# Bathroom vent through vinyl siding



## _alphaBeta_ (Aug 19, 2011)

Title says it all, and I'm looking for advise. I believe I'm good with making the hole with a hole saw and marking position, etc. I'm hung up on flashing the vent, however, and the type of vent to use. It needs to accept a 4" duct.

Most of the DIY I've seen involves caulking a standard wall vent to the existing siding, but I didn't think that was such a good idea in the case of vinyl siding given how much it shifts with temperature differences etc. Given the height of my panels, it also wouldn't be possible to mount a vent of this size to an entirely flat portion.

I found this, but I'm confused if I need to get underneath the siding to install the second half. Even still, I don't see how this will stop water from getting behind the siding. I must admit that, in general, J-channels on vinyl siding puzzle me as to how they manage to keep water out in other applications such as outdoor outlets and light fixtures (Anyone have a good reference? I'm missing the mechanics). Seems like the siding is wide open waiting for water to pour in.

Any help for finishing my bathroom vent project would be appreciated! Thanks.


----------



## joecaption (Nov 30, 2011)

Got the right part to do it just the wrong ideas on how it works.
The siding comes completly off in the area where the hole is going.
I then use a long 1/4 drill bit to go though the sheathing and the dry wall so the hole lines up.
Cut your hole with a 4-1/4" hole saw though the sheathing, stop and remove the plug, cut and push the insulation out of the way. Go on the inside wall and just use the 1/4 hole to guide the last hole.
If there's house wrap you can cut some slits in the corners so it can be folded back to cover the nailing fin. Nail the vent to the wall making sure it's level.
No house wrap then you can use window tape. (self sticking rubber tape)
Always cover the bottom the two sides then the top in that order.

Now you just have to cut the siding to fit around the siding block, always leave about 3/8" around the block. The siding needs to be able to slide back and forth as it get hot and cold. Last step is to just snap the trim piece on.

There is always moisture behind siding, that why there's suppost to be house wrap behind it. Just look at the bottom edges of any vinyl siding. There weep holes to allow the water to get out.


----------



## _alphaBeta_ (Aug 19, 2011)

The original item I linked to in the first post isn't available anymore (the item shown when following the link changed). The original item I was referring to is here. Looks like it's been discontinued.

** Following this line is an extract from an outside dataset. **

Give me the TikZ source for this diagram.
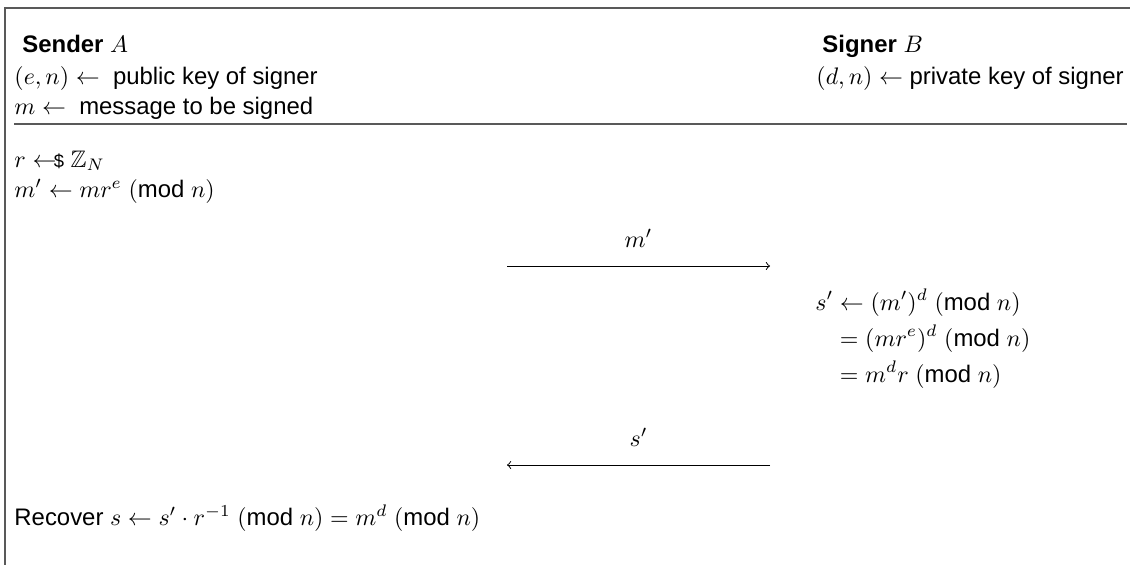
\documentclass[tikz,border=0pt]{standalone}
\usepackage{fix-cm}
\usepackage{amsmath,amssymb}
\usepackage{fontspec}
\setmainfont{Liberation Sans}
\newcommand{\smp}{\mathrel{\leftarrow\mkern-7mu\text{\footnotesize\$}}}
\newcommand{\md}{\text{mod}}
\begin{document}
\begin{tikzpicture}[x=0.435pt,y=-0.435pt,
  every node/.style={font=\fontsize{10.4}{13}\selectfont},
  frame/.style={draw=black!65,line width=0.85pt},
  txt/.style={anchor=base west,inner sep=0pt},
  msg/.style={draw=black,line width=0.4pt,-to},
  lbl/.style={anchor=base,inner sep=0pt}]
\useasboundingbox (0,0) rectangle (1130,565);
\coordinate (tl) at (5,8);
\coordinate (tr) at (1130,8);
\coordinate (bl) at (5,565);
\coordinate (sl) at (14,124);
\coordinate (sr) at (1127,124);
\draw[frame] (tr) -- (tl) -- (bl);
\draw[frame] (sl) -- (sr);
% header
\node[txt] (sender) at (22,52) {\textbf{Sender} $A$};
\node[txt] (pk) at (14,84) {$(e,n)\leftarrow$\ \ public key of signer};
\node[txt] (msgm) at (14,114) {$m\leftarrow$\ \ message to be signed};
\node[txt] (signer) at (822,52) {\textbf{Signer} $B$};
\node[txt] (sk) at (816,84) {$(d,n)\leftarrow$ private key of signer};
% body
\node[txt] (rr) at (14,167) {$r \smp \mathbb{Z}_N$};
\node[txt] (mp) at (14,197) {$m'\leftarrow mr^e$ $(\md\ n)$};
\coordinate (a1s) at (507,266);
\coordinate (a1e) at (770,266);
\draw[msg] (a1s) -- node[above=8pt,inner sep=0pt] (l1) {$m'$} (a1e);
\node[anchor=west,inner sep=0pt] (sig) at (815,340) {\setlength{\jot}{1.4pt}$\begin{aligned}
 s' &\leftarrow (m')^d\ (\md\ n)\\
    &= (mr^e)^d\ (\md\ n)\\
    &= m^d r\ (\md\ n)
 \end{aligned}$};
\coordinate (a2s) at (770,465);
\coordinate (a2e) at (507,465);
\draw[msg] (a2s) -- node[above=8pt,inner sep=0pt] (l2) {$s'$} (a2e);
\node[txt] (rec) at (14,525) {Recover $s\leftarrow s'\cdot r^{-1}$ $(\md\ n) = m^d$ $(\md\ n)$};
\end{tikzpicture}
\end{document}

Does anyone know where this can still be bought *or have other suggestions for a suitable vent through vinyl siding*?


----------



## wewantutopia (Feb 28, 2012)

I used these on our house: www.menards.com/main/doors-windows-...ryer-vent-mounting-block/p-1379359-c-5840.htm

It comes in 2 pieces making it's own j channel, pretty sweet!

It should be great for a retro fit.


----------